Unfortunately, groupby doesn't work for NaN values, so here's a somewhat dirty way of doing what you want (dirty in the sense I create a fake column >_>).
As an aside, the way the itertools.groupby function works is that it groups consecutive items that have the same key function value. Enumerate gives an index and the value of nanindices (e.g. if nanindices is [0,1,4,5,6], enumerate returns [(0,0), (1,1), (2,4), (3,5), (4, 6)]). The key function is the index minus the value. Note that when the value and index both go up by one at the same time (i.e. are consecutive), that difference is the same. Therefore, this groups consecutive numbers.

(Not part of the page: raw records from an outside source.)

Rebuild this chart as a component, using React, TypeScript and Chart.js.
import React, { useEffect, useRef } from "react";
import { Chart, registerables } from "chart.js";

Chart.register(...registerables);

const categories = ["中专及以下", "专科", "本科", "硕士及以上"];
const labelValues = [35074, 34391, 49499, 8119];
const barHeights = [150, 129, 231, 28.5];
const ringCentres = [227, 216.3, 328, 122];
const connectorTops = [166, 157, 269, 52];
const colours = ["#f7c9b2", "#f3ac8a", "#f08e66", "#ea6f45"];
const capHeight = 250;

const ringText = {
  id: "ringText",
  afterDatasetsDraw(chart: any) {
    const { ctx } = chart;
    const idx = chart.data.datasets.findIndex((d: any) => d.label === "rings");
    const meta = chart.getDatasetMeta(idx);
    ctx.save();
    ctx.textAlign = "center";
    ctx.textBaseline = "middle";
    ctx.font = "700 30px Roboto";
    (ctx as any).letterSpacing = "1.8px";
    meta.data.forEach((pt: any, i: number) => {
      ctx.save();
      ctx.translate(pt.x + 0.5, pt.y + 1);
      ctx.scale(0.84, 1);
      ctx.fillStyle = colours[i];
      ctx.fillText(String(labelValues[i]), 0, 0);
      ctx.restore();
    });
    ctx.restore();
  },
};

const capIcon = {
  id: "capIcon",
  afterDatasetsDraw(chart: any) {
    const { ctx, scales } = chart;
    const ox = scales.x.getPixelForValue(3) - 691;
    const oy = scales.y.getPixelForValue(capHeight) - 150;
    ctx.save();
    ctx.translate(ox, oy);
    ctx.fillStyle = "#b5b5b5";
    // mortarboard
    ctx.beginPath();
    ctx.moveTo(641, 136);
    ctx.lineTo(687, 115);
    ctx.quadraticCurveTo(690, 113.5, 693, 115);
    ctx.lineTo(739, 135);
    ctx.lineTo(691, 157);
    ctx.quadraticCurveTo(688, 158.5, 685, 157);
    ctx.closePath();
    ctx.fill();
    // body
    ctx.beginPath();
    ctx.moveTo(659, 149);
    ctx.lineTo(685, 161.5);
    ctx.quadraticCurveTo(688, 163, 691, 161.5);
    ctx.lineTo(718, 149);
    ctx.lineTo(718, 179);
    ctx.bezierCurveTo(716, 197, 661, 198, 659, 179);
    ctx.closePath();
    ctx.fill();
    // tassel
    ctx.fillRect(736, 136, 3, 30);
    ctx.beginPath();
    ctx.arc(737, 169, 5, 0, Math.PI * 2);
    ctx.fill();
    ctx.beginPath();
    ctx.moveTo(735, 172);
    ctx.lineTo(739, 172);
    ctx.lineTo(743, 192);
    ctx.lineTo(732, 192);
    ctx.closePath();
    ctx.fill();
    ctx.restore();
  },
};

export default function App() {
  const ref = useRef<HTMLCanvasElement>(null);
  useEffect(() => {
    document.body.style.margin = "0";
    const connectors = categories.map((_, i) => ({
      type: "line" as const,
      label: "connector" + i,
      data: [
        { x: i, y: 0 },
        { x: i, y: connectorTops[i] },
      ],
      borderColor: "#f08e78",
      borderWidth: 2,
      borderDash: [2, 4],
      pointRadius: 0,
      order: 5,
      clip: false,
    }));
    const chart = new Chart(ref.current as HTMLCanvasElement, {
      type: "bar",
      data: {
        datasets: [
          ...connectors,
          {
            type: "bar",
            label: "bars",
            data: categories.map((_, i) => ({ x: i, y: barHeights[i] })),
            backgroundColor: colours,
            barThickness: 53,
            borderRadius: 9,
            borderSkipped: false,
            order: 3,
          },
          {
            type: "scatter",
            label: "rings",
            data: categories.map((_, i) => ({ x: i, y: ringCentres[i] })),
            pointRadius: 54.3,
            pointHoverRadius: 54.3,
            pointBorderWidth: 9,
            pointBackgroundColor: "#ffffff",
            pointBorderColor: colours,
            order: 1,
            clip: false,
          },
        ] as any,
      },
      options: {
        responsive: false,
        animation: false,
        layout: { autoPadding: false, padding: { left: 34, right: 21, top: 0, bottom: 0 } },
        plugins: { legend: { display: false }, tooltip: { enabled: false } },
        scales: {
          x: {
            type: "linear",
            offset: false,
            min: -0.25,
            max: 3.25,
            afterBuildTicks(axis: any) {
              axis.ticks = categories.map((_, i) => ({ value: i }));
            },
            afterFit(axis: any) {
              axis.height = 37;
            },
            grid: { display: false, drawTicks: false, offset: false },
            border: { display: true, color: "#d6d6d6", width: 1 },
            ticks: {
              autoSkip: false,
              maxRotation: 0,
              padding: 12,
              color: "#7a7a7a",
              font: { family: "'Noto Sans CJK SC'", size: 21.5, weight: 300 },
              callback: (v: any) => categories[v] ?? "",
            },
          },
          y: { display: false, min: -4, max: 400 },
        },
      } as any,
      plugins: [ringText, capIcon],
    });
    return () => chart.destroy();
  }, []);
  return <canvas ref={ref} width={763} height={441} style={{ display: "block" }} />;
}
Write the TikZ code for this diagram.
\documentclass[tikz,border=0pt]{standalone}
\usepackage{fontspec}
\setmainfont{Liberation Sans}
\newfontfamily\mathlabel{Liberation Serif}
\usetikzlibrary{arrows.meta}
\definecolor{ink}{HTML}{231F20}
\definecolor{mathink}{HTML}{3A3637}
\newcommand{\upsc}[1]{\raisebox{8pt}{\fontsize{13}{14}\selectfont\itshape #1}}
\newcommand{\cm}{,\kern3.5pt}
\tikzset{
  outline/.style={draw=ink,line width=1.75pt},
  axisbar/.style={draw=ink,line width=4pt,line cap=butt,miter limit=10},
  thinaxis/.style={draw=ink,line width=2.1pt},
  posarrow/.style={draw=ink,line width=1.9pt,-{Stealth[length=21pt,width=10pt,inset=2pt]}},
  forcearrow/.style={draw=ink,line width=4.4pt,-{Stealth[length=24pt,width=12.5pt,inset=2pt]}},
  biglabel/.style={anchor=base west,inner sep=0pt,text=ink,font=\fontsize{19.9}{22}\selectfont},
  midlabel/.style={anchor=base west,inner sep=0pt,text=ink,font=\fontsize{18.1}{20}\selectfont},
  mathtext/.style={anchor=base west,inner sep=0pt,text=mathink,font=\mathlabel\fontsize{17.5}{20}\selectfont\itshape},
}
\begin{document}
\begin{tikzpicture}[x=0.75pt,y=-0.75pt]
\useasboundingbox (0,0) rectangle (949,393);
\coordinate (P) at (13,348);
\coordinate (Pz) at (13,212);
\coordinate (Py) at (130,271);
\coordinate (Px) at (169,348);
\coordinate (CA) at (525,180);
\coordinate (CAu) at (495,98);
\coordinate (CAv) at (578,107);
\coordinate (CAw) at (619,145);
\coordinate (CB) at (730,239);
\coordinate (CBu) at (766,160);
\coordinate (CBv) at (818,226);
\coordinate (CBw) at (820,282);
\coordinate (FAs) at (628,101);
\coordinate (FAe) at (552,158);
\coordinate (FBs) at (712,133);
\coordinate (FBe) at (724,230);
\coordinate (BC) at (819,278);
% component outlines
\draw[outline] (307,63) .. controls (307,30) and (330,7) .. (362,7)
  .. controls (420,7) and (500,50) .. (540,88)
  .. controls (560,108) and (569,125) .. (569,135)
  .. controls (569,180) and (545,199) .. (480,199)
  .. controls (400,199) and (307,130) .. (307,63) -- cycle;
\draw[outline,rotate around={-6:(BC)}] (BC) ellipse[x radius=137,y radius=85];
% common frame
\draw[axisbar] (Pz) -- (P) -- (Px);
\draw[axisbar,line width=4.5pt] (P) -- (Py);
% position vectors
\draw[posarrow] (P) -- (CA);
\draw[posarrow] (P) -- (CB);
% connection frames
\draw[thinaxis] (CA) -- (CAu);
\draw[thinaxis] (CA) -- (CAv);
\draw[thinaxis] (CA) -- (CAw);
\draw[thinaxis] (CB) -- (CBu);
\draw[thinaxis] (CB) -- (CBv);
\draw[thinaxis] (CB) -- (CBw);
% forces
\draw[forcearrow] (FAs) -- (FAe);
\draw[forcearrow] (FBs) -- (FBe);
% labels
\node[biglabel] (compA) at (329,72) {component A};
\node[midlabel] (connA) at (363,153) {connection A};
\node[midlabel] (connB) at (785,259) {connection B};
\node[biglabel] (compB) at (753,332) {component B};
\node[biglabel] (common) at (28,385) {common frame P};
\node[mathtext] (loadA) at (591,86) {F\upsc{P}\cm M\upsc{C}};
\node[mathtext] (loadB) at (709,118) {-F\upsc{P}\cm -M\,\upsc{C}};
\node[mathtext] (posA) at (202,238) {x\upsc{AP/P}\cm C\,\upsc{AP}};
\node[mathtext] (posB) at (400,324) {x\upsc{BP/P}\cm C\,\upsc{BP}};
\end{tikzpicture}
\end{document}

itemgetter(n) is just a callable object you can apply to an item to get it's n^th element using it's __getitem__ function. I mapped it to the result of the groupby simply because you can't call length directly on the iterable, g, it returns. You could simply convert g to a list and call length on that if you don't want to get the actual consecutive values.
import numpy as np
import pandas as pd
import itertools
from operator import itemgetter
locations = []
df = pd.DataFrame([np.NaN]*2+[5]*3+[np.NaN]*3+[4]*3+[3]*2+[np.NaN]*4, columns=['A'])
df['B'] = df.fillna(-1)
nanindices = df.reset_index().groupby('B')['index'].apply(np.array).loc[-1]
for k, g in itertools.groupby(enumerate(nanindices), lambda (i, x): i-x):
consec = map(itemgetter(1), g)
num_consec = len(consec)
if (num_consec >= 3):
locations.append((consec[0], num_consec))
print locations
For the DF sample I used, the sample data looks like:
A
0 NaN
1 NaN
2 5.0
3 5.0
4 5.0
5 NaN
6 NaN
7 NaN
8 4.0
9 4.0
10 4.0
11 3.0
12 3.0
13 NaN
14 NaN
15 NaN
16 NaN
And the program prints:
[(5, 3), (13, 4)]